Design and performance of the antenna coupled lumped-element kinetic inductance detector

TL;DR

This paper introduces a novel antenna-coupled lumped-element kinetic inductance detector design, demonstrating its potential for large-scale, polarization-sensitive CMB observations with promising preliminary performance results.

Contribution

It presents a new KID variant with antenna coupling and optimized design, advancing the development of scalable, polarization-sensitive detector arrays for CMB experiments.

Findings

Prototype arrays show expected resonant behavior.

Preliminary results align with model predictions.

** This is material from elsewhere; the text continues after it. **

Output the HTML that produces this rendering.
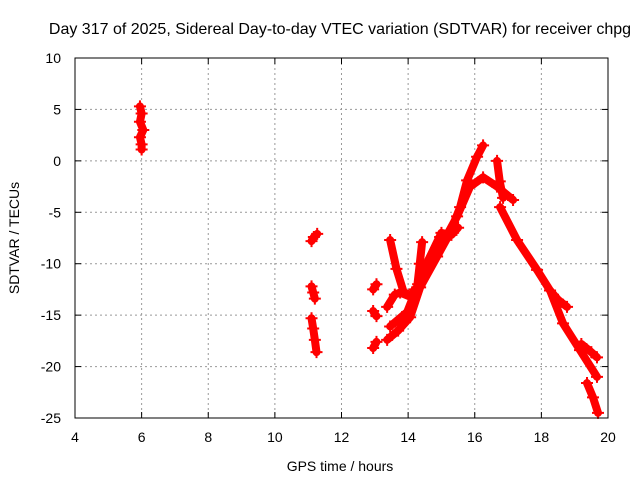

Design enhances multiplexing capabilities.

Abstract

Focal plane arrays consisting of low-noise, polarisation-sensitive detectors have made possible the pioneering advances in the study of the cosmic microwave background (CMB). To make further progress, the next generation of CMB experiments (e.g. CMB-S4) will require a substantial increase in the number of detectors compared to the current stage 3 instruments. Arrays of kinetic inductance detectors (KIDs) provide a possible path to realising such large format arrays owing to their intrinsic multiplexing advantage and relative cryogenic simplicity. In this proceedings, we report on the design of a novel variant of the traditional KID design; the antenna-coupled lumped-element KID. A polarisation sensitive twin-slot antenna placed behind an optimised hemispherical lens couples power onto a thin-film superconducting microstrip line. The power is then guided into the inductive section of an aluminium KID where it is absorbed and modifies both the resonant frequency and quality factor of the KID. We present the various aspects of the design and preliminary results from the first set of seven-element prototype arrays and compare to the expected modelled performance.